I use Xenu: http://home.snafu.de/tilman/xenulink.html, a great little program. In a few seconds it checks hundreds of links, and reports all broken links, ordered by page and by link. Gives a complete sitemap with all valid urls, etc etc.

(sorry if it's not what you need)

Posted: Sun Feb 12, 2006 1:37 pm
by Shendemiar
Preferably php script so i can cron it weekly. I also need similar code to manipulate & provide extra info of links, so the code would be double usefull.

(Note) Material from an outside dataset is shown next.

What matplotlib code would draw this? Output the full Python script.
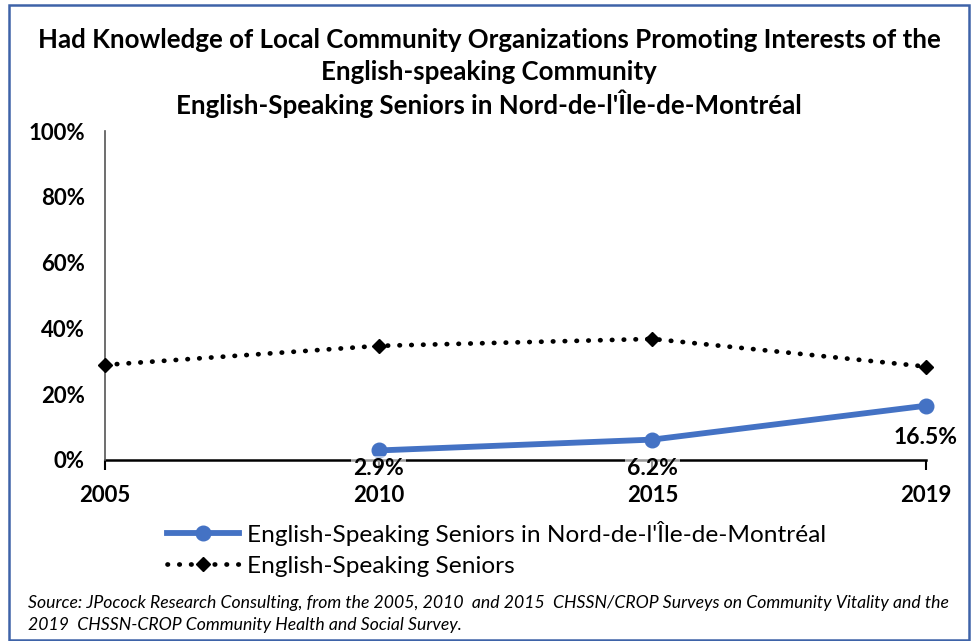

Posted: Sun Feb 12, 2006 4:04 pm
by josh
Does not have SSL support, but it also does not require cURL. It fully supports header redirects, but there's no check for infinite recursion so you might want to add that.

Code: Select all

<?php

$link_checker = new link_checker();

// This is how you add a  URL to be checked
$link_checker -> add_url('http://google.com');
$link_checker -> add_url('http://www.yahoo.com/');
$link_checker -> add_url('http://www.yahoo.com/admin');
$link_checker -> add_url('http://foobar.com/admin');

// This checks all your links and returns an array of results
$result = $link_checker -> check() or die($link_checker -> get_error());


// I'm just outputting the array here, do whatever you want for this
?>
<table>
	<tr>
		<th>Page</th>
		<th>Exists</th>
	</tr>
<?php
foreach($result as $current) {
	list($page,$exists)=$current;
	?>
	<tr>
		<td><?php echo htmlentities($page,ENT_QUOTES,'UTF-8'); ?></td>
		<td><?php echo ( ($exists) ? 'yes' : 'no' ); ?></td>
	</tr>
	<?php
}
?>
</table>
<?php






class link_checker {
	/******************************************
	
		Really simple link checking class,
		uses sockets and supports following
		header	redirects. This script has no
		license and comes with no warranty.
		
		By jshpro2 @ http://www.devnetwork.net
		Email jshpro2 [{at}] gmail.com
			
	******************************************/
	var $urls;
	var $error = NULL;
	
	function link_checker() {
		$this -> urls           = array();
	}
	
	function add_url($url) {
		/* Add a URL to the array */
		$this -> urls[]     = array(
			$url, false
		);
	}
	
	function check() {
		/* Check all the URLs */
		if (!$c=count($this->urls)) {
			$this -> set_error('No URLs to check');
			return(false);
		} else {
			for ($i=0;$i<$c;$i++) {
				$this->urls[$i][1] = $this -> check_page($this->urls[$i][0]);
			}
			return($this->urls);
		}
	}
	
	function check_page($url) {
		
		$exists=false;
		
		/* Get the host from this URL */
		preg_match('@(http://)?([^/]+)(.+)?@i',trim($url),$match);
		$host = $match[2];
		$url  = $match[3];

		if (!$host) {
			$this -> set_error('No host');
			return(false);
		}
		
		/* Get the port for the WWW service. */
		$service_port = getservbyname('www', 'tcp');
		
		/* Get the IP address for the target host. */
		$address = gethostbyname($host);
		if ($address == $host) {
			$this->set_error('Could not find IP for hostname');
			return(false);		
		}

		/* Create a TCP/IP socket. */
		if (!$socket = socket_create(AF_INET, SOCK_STREAM, SOL_TCP)) {
		   $this -> set_error("socket_create() failed: reason: " . socket_strerror($socket) . "\n");
		   return(false);
		}
		
		/* Connect to the host */
		if (!$result = socket_connect($socket, $address, $service_port)) {
		   $this -> set_error("socket_connect() failed.\nReason: ($result) " . socket_strerror($result) . "\n");
		   return(false);
		}

		$in   = "HEAD ".(($url) ? $url : "/")." HTTP/1.1\r\n";
		$in  .= "Host: ".$host."\r\n";
		$in  .= "Connection: Close\r\n\r\n";
		$out  = '';
		$read = '';
		socket_write($socket, $in, strlen($in));
		
		while($read = socket_read($socket, 2048)) {
			$out .= $read;
		}
		$headers = preg_split('@\r\n|\r|\n@',$out);
		
		foreach($headers as $header) {
			
			/* Break down the header */
			$header = explode(':',$header,2);
			
			switch(strtolower(trim($header[0]))) {
				case 'location':
					return(trim($this->check_page($header[1])));
				break;
			}
			
			$exists = preg_match('@200@',$header[0]);
			if ($exists) break;

		}
		
		return($exists);
	}
	
	function set_error($error) {
		echo $error;
		$this -> error = $error;
	}
	
	function get_error() {
		return($this -> error);
	}
}
?>

Posted: Sun Feb 12, 2006 5:12 pm
by Shendemiar
Cool. I give more feedback when i've tried it.